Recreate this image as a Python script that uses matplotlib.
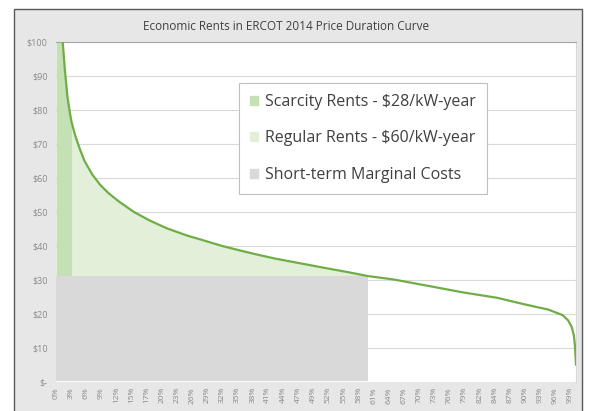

...

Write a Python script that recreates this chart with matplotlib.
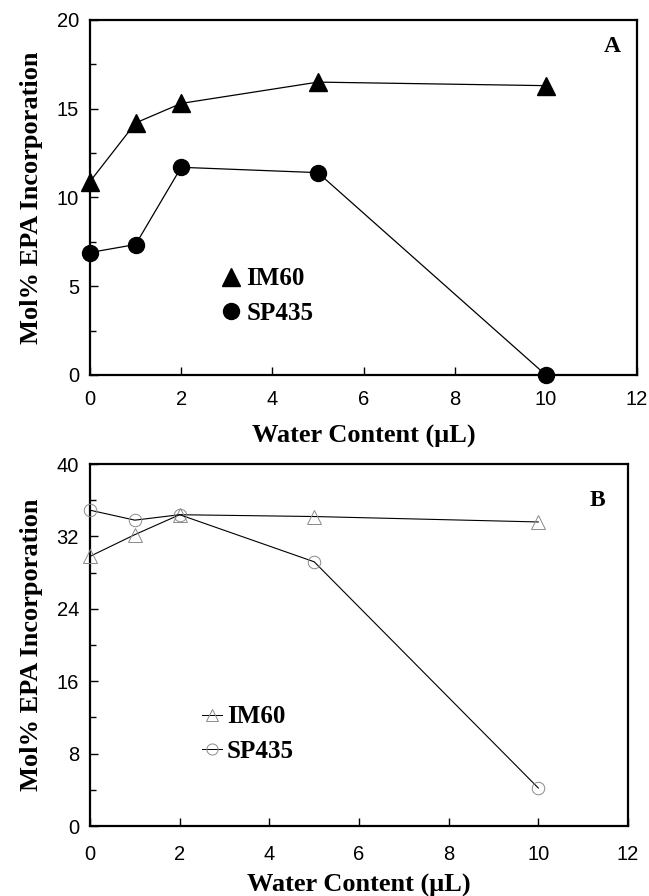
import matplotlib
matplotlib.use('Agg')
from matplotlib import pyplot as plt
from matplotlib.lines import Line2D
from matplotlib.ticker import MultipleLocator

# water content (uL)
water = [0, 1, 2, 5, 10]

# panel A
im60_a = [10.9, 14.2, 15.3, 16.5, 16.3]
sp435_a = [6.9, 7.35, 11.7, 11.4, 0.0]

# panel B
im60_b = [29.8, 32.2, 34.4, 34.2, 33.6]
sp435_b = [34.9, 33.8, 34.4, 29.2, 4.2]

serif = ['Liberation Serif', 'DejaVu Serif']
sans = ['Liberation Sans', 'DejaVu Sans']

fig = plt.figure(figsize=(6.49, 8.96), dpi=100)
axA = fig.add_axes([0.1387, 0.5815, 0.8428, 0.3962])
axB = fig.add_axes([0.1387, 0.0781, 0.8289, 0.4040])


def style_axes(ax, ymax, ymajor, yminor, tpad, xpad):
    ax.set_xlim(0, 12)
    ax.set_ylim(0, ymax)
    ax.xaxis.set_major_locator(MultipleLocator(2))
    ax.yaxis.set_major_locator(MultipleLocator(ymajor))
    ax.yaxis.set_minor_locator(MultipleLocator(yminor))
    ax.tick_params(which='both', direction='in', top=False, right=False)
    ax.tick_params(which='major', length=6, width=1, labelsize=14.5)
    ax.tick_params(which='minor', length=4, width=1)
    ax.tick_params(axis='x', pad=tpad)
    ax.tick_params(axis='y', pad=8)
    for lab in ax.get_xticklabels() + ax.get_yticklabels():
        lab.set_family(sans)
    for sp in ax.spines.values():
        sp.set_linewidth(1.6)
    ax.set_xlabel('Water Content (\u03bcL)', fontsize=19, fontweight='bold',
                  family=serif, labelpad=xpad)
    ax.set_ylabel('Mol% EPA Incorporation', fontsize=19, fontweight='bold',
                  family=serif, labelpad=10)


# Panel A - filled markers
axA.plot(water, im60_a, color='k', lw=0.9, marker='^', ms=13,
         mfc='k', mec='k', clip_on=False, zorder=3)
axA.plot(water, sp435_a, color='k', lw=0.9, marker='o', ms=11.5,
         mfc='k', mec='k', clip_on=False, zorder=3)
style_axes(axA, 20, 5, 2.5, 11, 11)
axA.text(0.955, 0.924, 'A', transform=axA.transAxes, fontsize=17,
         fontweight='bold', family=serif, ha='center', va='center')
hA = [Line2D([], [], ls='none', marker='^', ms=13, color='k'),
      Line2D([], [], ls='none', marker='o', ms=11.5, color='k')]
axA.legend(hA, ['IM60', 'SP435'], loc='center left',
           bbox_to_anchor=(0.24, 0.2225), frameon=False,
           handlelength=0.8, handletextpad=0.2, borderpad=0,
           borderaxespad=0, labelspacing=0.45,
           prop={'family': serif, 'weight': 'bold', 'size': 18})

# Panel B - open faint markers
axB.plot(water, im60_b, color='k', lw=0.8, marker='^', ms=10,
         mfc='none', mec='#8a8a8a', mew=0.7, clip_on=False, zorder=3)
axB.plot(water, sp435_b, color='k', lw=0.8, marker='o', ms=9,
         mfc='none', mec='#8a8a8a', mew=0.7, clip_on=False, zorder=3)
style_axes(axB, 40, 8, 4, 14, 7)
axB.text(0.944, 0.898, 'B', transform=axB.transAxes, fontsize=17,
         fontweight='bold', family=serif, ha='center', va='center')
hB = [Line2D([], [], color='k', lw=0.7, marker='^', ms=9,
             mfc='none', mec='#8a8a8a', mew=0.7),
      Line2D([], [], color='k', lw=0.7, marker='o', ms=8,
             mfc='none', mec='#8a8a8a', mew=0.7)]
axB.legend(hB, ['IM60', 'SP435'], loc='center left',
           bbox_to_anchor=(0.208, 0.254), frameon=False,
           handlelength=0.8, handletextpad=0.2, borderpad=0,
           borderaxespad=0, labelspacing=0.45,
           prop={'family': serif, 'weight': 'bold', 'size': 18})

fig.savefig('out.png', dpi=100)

REQUEST: In the listing above, find the line with "Write a Python" and the line with "family=serif, labelpad=10)". Copy exactly those lines and all between them, minus the images.

SOLUTION FOR THIS PROBLEM:
Write a Python script that recreates this chart with matplotlib.
import matplotlib
matplotlib.use('Agg')
from matplotlib import pyplot as plt
from matplotlib.lines import Line2D
from matplotlib.ticker import MultipleLocator

# water content (uL)
water = [0, 1, 2, 5, 10]

# panel A
im60_a = [10.9, 14.2, 15.3, 16.5, 16.3]
sp435_a = [6.9, 7.35, 11.7, 11.4, 0.0]

# panel B
im60_b = [29.8, 32.2, 34.4, 34.2, 33.6]
sp435_b = [34.9, 33.8, 34.4, 29.2, 4.2]

serif = ['Liberation Serif', 'DejaVu Serif']
sans = ['Liberation Sans', 'DejaVu Sans']

fig = plt.figure(figsize=(6.49, 8.96), dpi=100)
axA = fig.add_axes([0.1387, 0.5815, 0.8428, 0.3962])
axB = fig.add_axes([0.1387, 0.0781, 0.8289, 0.4040])


def style_axes(ax, ymax, ymajor, yminor, tpad, xpad):
    ax.set_xlim(0, 12)
    ax.set_ylim(0, ymax)
    ax.xaxis.set_major_locator(MultipleLocator(2))
    ax.yaxis.set_major_locator(MultipleLocator(ymajor))
    ax.yaxis.set_minor_locator(MultipleLocator(yminor))
    ax.tick_params(which='both', direction='in', top=False, right=False)
    ax.tick_params(which='major', length=6, width=1, labelsize=14.5)
    ax.tick_params(which='minor', length=4, width=1)
    ax.tick_params(axis='x', pad=tpad)
    ax.tick_params(axis='y', pad=8)
    for lab in ax.get_xticklabels() + ax.get_yticklabels():
        lab.set_family(sans)
    for sp in ax.spines.values():
        sp.set_linewidth(1.6)
    ax.set_xlabel('Water Content (\u03bcL)', fontsize=19, fontweight='bold',
                  family=serif, labelpad=xpad)
    ax.set_ylabel('Mol% EPA Incorporation', fontsize=19, fontweight='bold',
                  family=serif, labelpad=10)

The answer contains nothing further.